The proactive-funding beneficiary lists have been published by the NLC in previous years, but after a slew of reports by GroundUp about alleged corruption in this sphere, it started claiming that it was illegal to release them.
"As to whether the assertion by the National Lotteries Commission that previous publications of lists of beneficiaries, had been done erroneously, is correct, we submit that the assertion is incorrect and would not in our view withstand constitutional scrutiny," reads the legal opinion drafted by Parliament's chief legal advisor Zuraya Adhikarie.
"The default position is that there should be disclosure of information unless prohibited. The legislation cited by the NLC does not provide a basis to refuse the said information.
"The NLC must clearly and precisely specify the grounds and the reasons for refusal of the information. The committee must be directed to specific grounds of refusal, together with the details which prevent its disclosure.
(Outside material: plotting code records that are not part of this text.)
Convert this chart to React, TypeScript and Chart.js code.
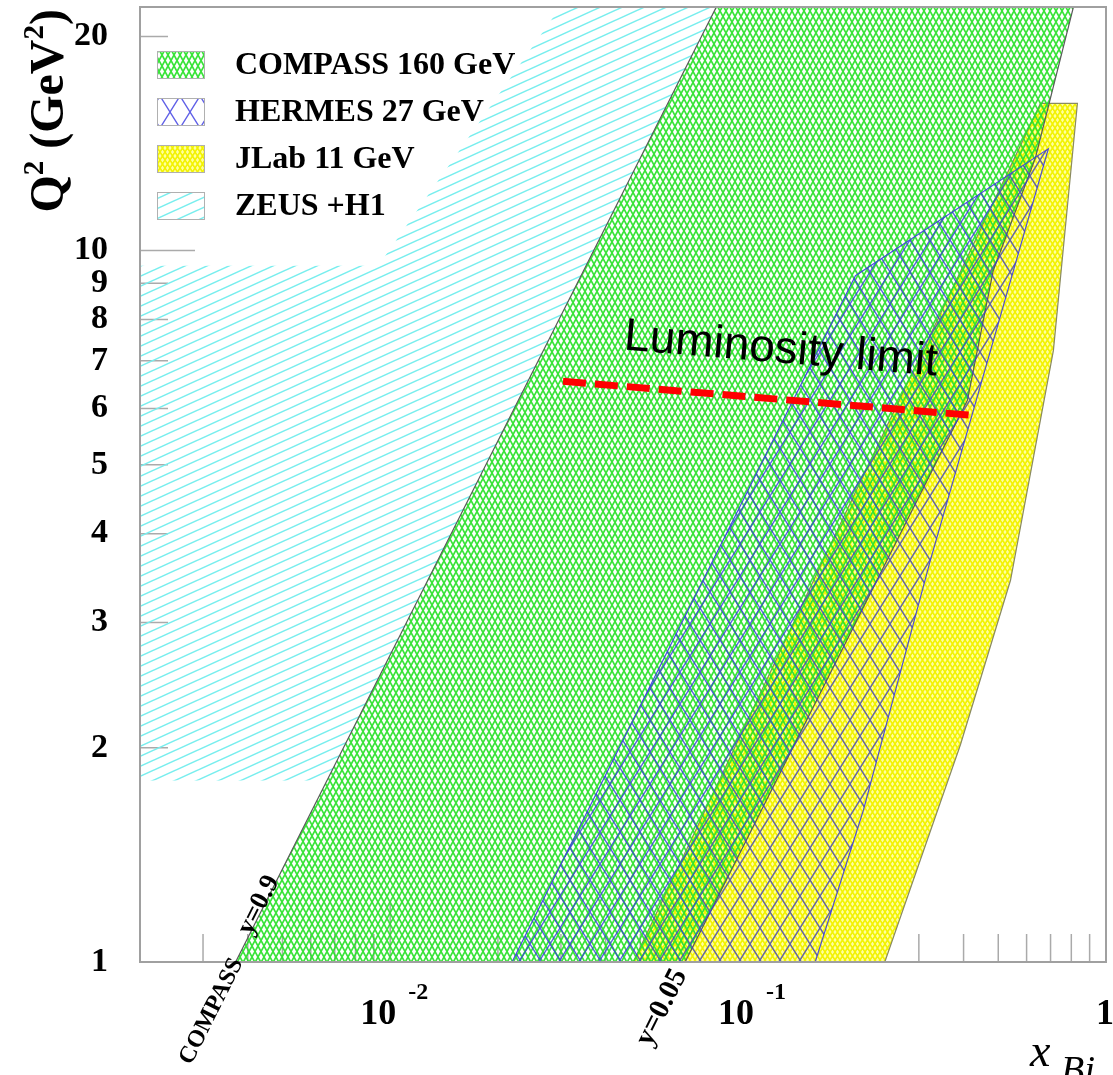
import React, { useEffect, useRef } from "react";
import { Chart, registerables } from "chart.js";

Chart.register(...registerables);

// ---------- axis ranges ----------
const xRange = [0.002, 1];
const q2Range = [1, 22];

// ---------- ticks ----------
const yTickValues = [1, 2, 3, 4, 5, 6, 7, 8, 9, 10, 20];
const yTickLabels = ["1", "2", "3", "4", "5", "6", "7", "8", "9", "10", "20"];
const yMajorTicks = [1, 10];
const xMajorTicks = [0.01, 0.1, 1];
const xMajorLabelBase = ["10", "10", "1"];
const xMajorLabelExp = ["-2", "-1", ""];
const xMinorTicks = [
  0.003, 0.004, 0.005, 0.006, 0.007, 0.008, 0.009,
  0.02, 0.03, 0.04, 0.05, 0.06, 0.07, 0.08, 0.09,
  0.2, 0.3, 0.4, 0.5, 0.6, 0.7, 0.8, 0.9,
];

// ---------- series (polygon outlines, x_Bj vs Q^2) ----------
const seriesNames = ["COMPASS 160 GeV", "HERMES 27 GeV", "JLab 11 GeV", "ZEUS +H1"];

const compassX = [0.0037, 0.0815, 0.811, 0.635, 0.484, 0.41, 0.0667, 0.0037];
const compassQ2 = [1, 22, 22, 13.5, 9.37, 6.16, 1, 1];

const hermesX = [0.0219, 0.1995, 0.69, 0.323, 0.21, 0.154, 0.0219];
const hermesQ2 = [1, 9.22, 13.9, 3.67, 1.635, 1, 1];

const jlabX = [0.0478, 0.08, 0.162, 0.656, 0.832, 0.713, 0.541, 0.392, 0.241, 0.0478];
const jlabQ2 = [1, 1.73, 3.67, 16.1, 16.1, 7.24, 3.44, 2.02, 1, 1];

const zeusX = [0.002, 0.002, 0.00926, 0.0299, 0.0815, 0.00667, 0.002];
const zeusQ2 = [1.8, 9.52, 9.52, 22, 22, 1.8, 1.8];

const lumiX = [0.0304, 0.418];
const lumiQ2 = [6.55, 5.87];

// ---------- annotation texts ----------
const compassLabel = "COMPASS";
const compassLabelAt = [0.0027, 0.72];
const y09Label = "y=0.9";
const y09LabelAt = [0.00404, 1.09];
const y005Label = "y=0.05";
const y005LabelAt = [0.0515, 0.765];
const lumiLabel = "Luminosity limit";
const lumiLabelAt = [0.0448, 7.26];

const SERIF = '"Liberation Serif", "Times New Roman", serif';

function pts(xs: number[], ys: number[]) {
  return xs.map((x, i) => ({ x, y: ys[i] }));
}

function crossHatch(ctx: CanvasRenderingContext2D, w: number, h: number, color: string, lw: number, bg?: string) {
  const c = document.createElement("canvas");
  c.width = w;
  c.height = h;
  const g = c.getContext("2d")!;
  if (bg) {
    g.fillStyle = bg;
    g.fillRect(0, 0, w, h);
  }
  g.strokeStyle = color;
  g.lineWidth = lw;
  g.beginPath();
  g.moveTo(-w, -h);
  g.lineTo(2 * w, 2 * h);
  g.moveTo(2 * w, -h);
  g.lineTo(-w, 2 * h);
  g.stroke();
  return ctx.createPattern(c, "repeat")!;
}

function hatch(ctx: CanvasRenderingContext2D, w: number, h: number, color: string, lw: number) {
  const c = document.createElement("canvas");
  c.width = w;
  c.height = h;
  const g = c.getContext("2d")!;
  g.strokeStyle = color;
  g.lineWidth = lw;
  g.beginPath();
  for (const dy of [-h, 0, h]) {
    g.moveTo(-w, 2 * h + dy);
    g.lineTo(2 * w, -h + dy);
  }
  g.stroke();
  return ctx.createPattern(c, "repeat")!;
}

export default function App() {
  const ref = useRef<HTMLCanvasElement | null>(null);

  useEffect(() => {
    const canvas = ref.current!;
    const ctx0 = canvas.getContext("2d")!;
    const pGreen = crossHatch(ctx0, 6, 11, "rgba(40,225,40,0.92)", 1.7);
    const pBlue = crossHatch(ctx0, 20, 32, "rgba(55,55,225,0.8)", 1.4);
    const pYellow = crossHatch(ctx0, 5, 8, "#f2f200", 1.6, "#ffff9c");
    const pCyan = hatch(ctx0, 22, 10, "#78eeee", 1.5);
    const legendFills = [pGreen, pBlue, pYellow, pCyan];

    const overlay = {
      id: "overlay",
      beforeDatasetsDraw(chart: any) {
        const { ctx, chartArea: a } = chart;
        const xs = chart.scales.x;
        const ys = chart.scales.y;
        ctx.save();
        ctx.strokeStyle = "#aaaaaa";
        ctx.lineWidth = 1.5;
        ctx.beginPath();
        for (const v of xMinorTicks) {
          const px = xs.getPixelForValue(v);
          ctx.moveTo(px, a.bottom);
          ctx.lineTo(px, a.bottom - 28);
        }
        for (const v of xMajorTicks) {
          const px = xs.getPixelForValue(v);
          ctx.moveTo(px, a.bottom);
          ctx.lineTo(px, a.bottom - 58);
        }
        for (const v of yTickValues) {
          const py = ys.getPixelForValue(v);
          const len = yMajorTicks.includes(v) ? 55 : 28;
          ctx.moveTo(a.left, py);
          ctx.lineTo(a.left + len, py);
        }
        ctx.stroke();
        ctx.restore();
      },
      afterDraw(chart: any) {
        const { ctx, chartArea: a } = chart;
        const xs = chart.scales.x;
        const ys = chart.scales.y;
        const P = (x: number, y: number) => [xs.getPixelForValue(x), ys.getPixelForValue(y)];
        ctx.save();
        // frame
        ctx.strokeStyle = "#a0a0a0";
        ctx.lineWidth = 2;
        ctx.strokeRect(a.left, a.top, a.right - a.left, a.bottom - a.top);

        ctx.fillStyle = "#000";
        // x labels
        xMajorTicks.forEach((v, i) => {
          const px = xs.getPixelForValue(v);
          const base = xMajorLabelBase[i];
          const exp = xMajorLabelExp[i];
          ctx.font = `bold 36px ${SERIF}`;
          const wb = ctx.measureText(base).width;
          ctx.font = `bold 24px ${SERIF}`;
          const we = exp ? ctx.measureText(exp).width : 0;
          const gap = exp ? 12 : 0;
          const total = wb + gap + we;
          const x0 = px - total / 2 + (exp ? 4 : -1);
          ctx.textAlign = "left";
          ctx.textBaseline = "alphabetic";
          ctx.font = `bold 36px ${SERIF}`;
          ctx.fillText(base, x0, a.bottom + 62);
          if (exp) {
            ctx.font = `bold 24px ${SERIF}`;
            ctx.fillText(exp, x0 + wb + gap, a.bottom + 37);
          }
        });

        // x title  x_{Bj}
        ctx.textAlign = "left";
        ctx.textBaseline = "alphabetic";
        ctx.font = `italic 46px ${SERIF}`;
        ctx.fillText("x", 1030, 1066);
        ctx.font = `italic 38px ${SERIF}`;
        ctx.fillText("Bj", 1061, 1082);

        // y title Q^2 (GeV^2)
        ctx.save();
        ctx.translate(63, a.top + 2);
        ctx.rotate(-Math.PI / 2);
        const big = `bold 48px ${SERIF}`;
        const sup = `bold 29px ${SERIF}`;
        const pieces = [
          { t: "Q", f: big, dy: 0 },
          { t: "2", f: sup, dy: -20 },
          { t: " (GeV", f: big, dy: 0 },
          { t: "2", f: sup, dy: -20 },
          { t: ")", f: big, dy: 0 },
        ];
        let total = 0;
        for (const p of pieces) {
          ctx.font = p.f;
          total += ctx.measureText(p.t).width;
        }
        let u = -total;
        ctx.textAlign = "left";
        for (const p of pieces) {
          ctx.font = p.f;
          ctx.fillText(p.t, u, p.dy);
          u += ctx.measureText(p.t).width;
        }
        ctx.restore();

        // rotated labels along lines
        const rot = (text: string, at: number[], p1: number[], p2: number[], font: string, off: number) => {
          const [ax, ay] = P(at[0], at[1]);
          const [x1, y1] = P(p1[0], p1[1]);
          const [x2, y2] = P(p2[0], p2[1]);
          const ang = Math.atan2(y2 - y1, x2 - x1);
          ctx.save();
          ctx.translate(ax, ay);
          ctx.rotate(ang);
          ctx.font = font;
          ctx.textAlign = "left";
          ctx.textBaseline = "alphabetic";
          ctx.fillText(text, 0, off);
          ctx.restore();
        };
        const c0 = [compassX[0], compassQ2[0]];
        const c1 = [compassX[1], compassQ2[1]];
        rot(compassLabel, compassLabelAt, c0, c1, `bold 24px ${SERIF}`, 5);
        rot(y09Label, y09LabelAt, c0, c1, `bold 27px ${SERIF}`, 2);
        rot(y005Label, y005LabelAt, [compassX[6], compassQ2[6]], [compassX[5], compassQ2[5]], `bold 29px ${SERIF}`, 6);
        rot(lumiLabel, lumiLabelAt, [lumiX[0], lumiQ2[0]], [lumiX[1], lumiQ2[1]], `46px "Liberation Sans", Arial, sans-serif`, 0);

        // legend
        seriesNames.forEach((name, i) => {
          const cy = a.top + 58 + 47 * i;
          const bx = a.left + 17;
          ctx.fillStyle = "#ffffff";
          ctx.fillRect(bx, cy - 14, 48, 28);
          ctx.fillStyle = legendFills[i];
          ctx.fillRect(bx, cy - 14, 48, 28);
          ctx.strokeStyle = "#b0b0b0";
          ctx.lineWidth = 1;
          ctx.strokeRect(bx + 0.5, cy - 13.5, 47, 27);
          ctx.fillStyle = "#000";
          ctx.font = `bold 32px ${SERIF}`;
          ctx.textAlign = "left";
          ctx.textBaseline = "middle";
          ctx.fillText(name, a.left + 95, cy + 1);
        });
        ctx.restore();
      },
    };

    const chart = new Chart(canvas, {
      type: "line",
      data: {
        datasets: [
          {
            label: "Luminosity limit",
            data: pts(lumiX, lumiQ2),
            borderColor: "#ff0000",
            borderWidth: 7,
            borderDash: [23, 9],
            fill: false,
            pointRadius: 0,
            order: 0,
          },
          {
            label: seriesNames[1],
            data: pts(hermesX, hermesQ2),
            backgroundColor: pBlue,
            borderColor: "rgba(60,60,225,0.9)",
            borderWidth: 1.2,
            fill: "shape",
            pointRadius: 0,
            order: 1,
          },
          {
            label: seriesNames[0],
            data: pts(compassX, compassQ2),
            backgroundColor: pGreen,
            borderColor: "#5a5a5a",
            borderWidth: 1.2,
            fill: "shape",
            pointRadius: 0,
            order: 2,
          },
          {
            label: seriesNames[2],
            data: pts(jlabX, jlabQ2),
            backgroundColor: pYellow,
            borderColor: "#8a8a60",
            borderWidth: 1.2,
            fill: "shape",
            pointRadius: 0,
            order: 3,
          },
          {
            label: seriesNames[3],
            data: pts(zeusX, zeusQ2),
            backgroundColor: pCyan,
            borderColor: "rgba(0,0,0,0)",
            borderWidth: 0,
            fill: "shape",
            pointRadius: 0,
            order: 4,
          },
        ],
      },
      options: {
        animation: false,
        responsive: true,
        maintainAspectRatio: false,
        indexAxis: "y",
        layout: { padding: { top: 7, right: 7, left: 0, bottom: 0 } },
        plugins: { legend: { display: false }, tooltip: { enabled: false } },
        elements: { line: { tension: 0 }, point: { radius: 0 } },
        scales: {
          x: {
            type: "logarithmic",
            position: "bottom",
            min: xRange[0],
            max: xRange[1],
            grid: { display: false, drawTicks: false },
            border: { display: false },
            ticks: { display: false },
            afterBuildTicks: (s: any) => {
              s.ticks = xMajorTicks.map((v) => ({ value: v }));
            },
            afterFit: (s: any) => {
              s.height = 113;
              s.paddingLeft = 0;
              s.paddingRight = 0;
            },
          },
          y: {
            type: "logarithmic",
            position: "left",
            min: q2Range[0],
            max: q2Range[1],
            grid: { display: false, drawTicks: false },
            border: { display: false },
            ticks: {
              autoSkip: false,
              padding: 32,
              color: "#000",
              font: { family: "Liberation Serif", size: 34, weight: "bold" },
              callback: (v: any) => {
                const i = yTickValues.indexOf(Number(v));
                return i >= 0 ? yTickLabels[i] : "";
              },
            },
            afterBuildTicks: (s: any) => {
              s.ticks = yTickValues.map((v) => ({ value: v }));
            },
            afterFit: (s: any) => {
              s.width = 140;
              s.paddingTop = 0;
              s.paddingBottom = 0;
            },
          },
        },
      } as any,
      plugins: [overlay],
    });
    return () => chart.destroy();
  }, []);

  return (
    <div style={{ position: "fixed", left: 0, top: 0, width: 1113, height: 1075, background: "#fff" }}>
      <canvas ref={ref} />
    </div>
  );
}
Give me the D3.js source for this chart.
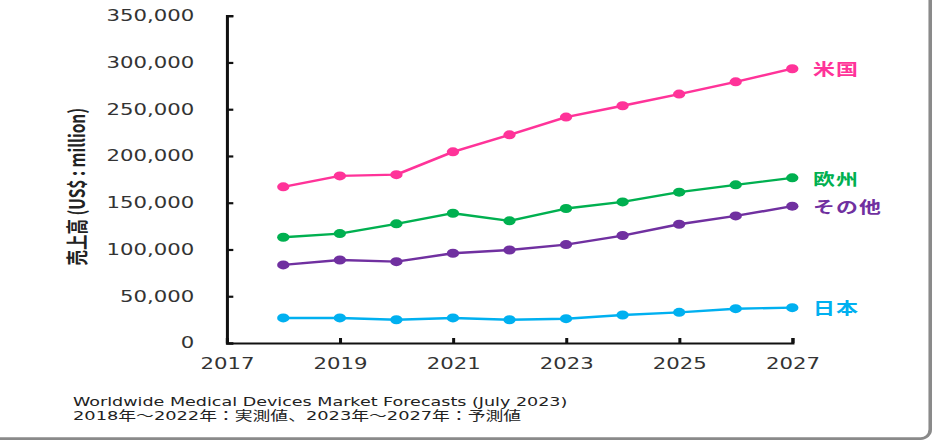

The stance of the NLC seems to be that there is a blanket prohibition on the provision of this information, which is untenable".
Adhikarie further stated that Parliament may, through its committees, subpoena the information if it was not forthcoming. If there was a need for it to be treated confidentially, the National Assembly's rules provided for that.
"Legislation affecting the access or flow of information should be purposely interpreted in line with Parliament's constitutional mandate of oversight, in conjunction with constitutional principles of accountability and transparency," reads the legal opinion.
This gels with the opinion the DA obtained last week, after which Cuthbert laid charges against the NLC for its refusal to release the lists.
At a meeting in March, the ANC contingent in the committee sided with the NLC, but in a reversal, the committee on Wednesday agreed that the information should be provided to members as soon as possible.
Failure to do so by the NLC would result in the DA subpoenaing them to appear before the committee to account, Cuthbert said in a statement released after the meeting.
"Now that the NLC and its board have officially been labelled as constitutional delinquents – the DA's efforts have been vindicated.
"There is no doubt that today is a victory for parliamentary democracy".
In February, the NLC appointed audit firm Sekela Xabiso to institute an independent investigation into allegations of improper use of funds intended for good causes.
After Cuthbert last week announced that he would be laying charges against the NLC, the commission hit back and said DA was being being "mischievous and malicious" in laying criminal charges against it for its refusal to release beneficiary lists.
The NLC said the matter was before the courts.
The case the NLC refers to has been brought by a group called United Civil Society in Action (UCSA), which is asking the court to order the removal of content about NLC beneficiaries from GroundUp, particularly a report of 25 May about unfinished projects and missing funds. They also want an order preventing GroundUp and the NLC from publishing details of beneficiaries and projects, and the amounts and timing of grant allocations.
UCSA, which represents several NGOs, first appeared in February, and thus far their only actions have seemingly been in defence of the NLC, and attacks on GroundUp.